La tensione corre lungo i binari del treno

Rachel Watson guarda il mondo attraverso un vetro. Sta seduta nello scompartimento di un treno e guarda scorrere il paesaggio, la gente, le loro storie, senza poterle toccare. Reduce da un divorzio doloroso, che ha provato a dimenticare annegando nell’alcol i rimpianti, viaggia ogni giorno verso New York come una pendolare qualsiasi, passando davanti alla sua vecchia casa dove nel frattempo l’ex marito si è rifatto una famiglia. E guarda. Guarda scorrere la vita degli altri, che immagina bella e felice come non può essere più la sua. In particolare quella di una coppia che le sembra perfetta, la cui armonia le sembra impossibile da incrinare. Fin quando ai suoi occhi qualcosa accade, quando anche tra questi due innamorati si insinua il dubbio, l’ombra del tradimento e della menzogna...

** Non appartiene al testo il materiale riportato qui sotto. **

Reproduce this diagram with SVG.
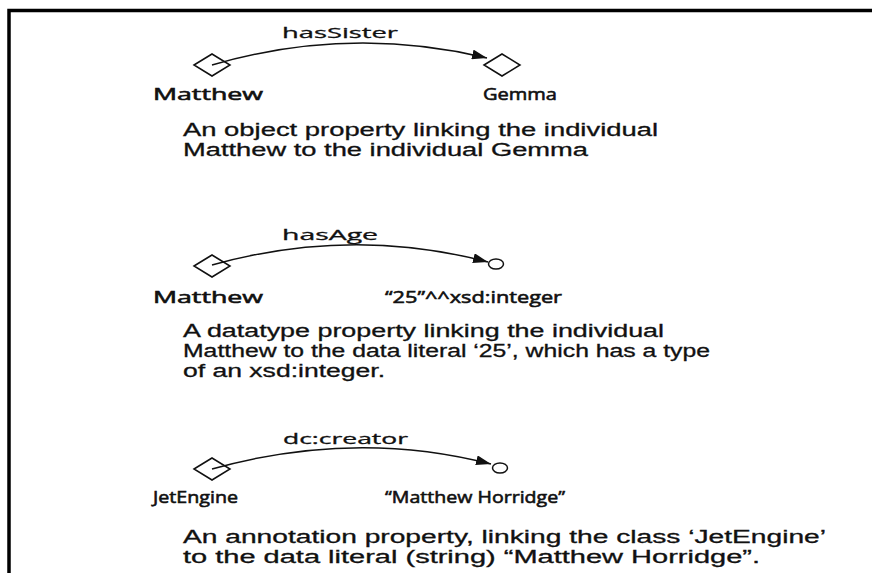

Tratto dall’omonimo libro best seller del 2015 scritto da Paula Hawkins e diventato caso letterario con oltre 10 milioni di copie vendute nel mondo (in Italia è stato pubblicato da Piemme) La ragazza del treno arriva ora sullo schermo con la regia di Tate Taylor chiamato alla difficile impresa di pareggiare al cinema il successo ottenuto in libreria. Si entra in sala con la sensazione che - neanche a dirlo - non sarà semplice replicare le atmosfere del romanzo, un thriller psicologico che ha più di un piano di lettura, e man mano che i minuti passano questa impressione si rafforza.

La ragazza del treno è - dovrebbe essere - un film sullo sguardo, su un’ossessione, un thriller che non nasconde ambizioni hitchcockiane ma che inevitabilmente resta anni luce lontano da quel modello. Nonostante gli sforzi di un cast guidato da Emily Blunt che - a differenza di altre volte - qui non sembra in grado di dare verità e profondità al suo personaggio. Responsabilità che non si possono però lasciare agli interpreti e vanno divise con gli sceneggiatori che (dopo il prologo) hanno ridotto al minimo il discorso sulle ossessioni - elemento che dovrebbe essere centrale in tutta quanta la storia – semplificando anche all’inverosimile i caratteri di tutti i personaggi. Ecco allora che gli uomini appaiono tutti riprovevoli, in preda alle pulsioni più elementari, e le donne tragiche eroine condannate a una sudditanza che si risolverà solo nel finale. Un po’ poco anche se, lasciando perdere il confronto difficile con il successo editoriale, ci si limita a paragonare il film ad altre storie analoghe passate di recente sullo schermo (viene in mente ad esempio Gone Girl). Senza scomodare i modelli più “alti”.

Se da una parte i continui salti temporali non aiutano a rendere il racconto scorrevole da un’altra la discesa all’inferno di Rachel non è mai davvero tragica e appare un po’ “posticcia”, come quel gin che nasconde nella borraccia della minerale. Qui regista e autori avrebbero potuto e dovuto lavorare per indagare nella parte più profonda e buia della personalità della protagonista, che troppo presto diventa un semplice ingranaggio nel meccanismo del thriller che deve arrivare a una conclusione. Dimenticando lungo i binari ogni riflessione sullo sguardo e sulla vita guardata - e non vissuta - attraverso un vetro da Rachel.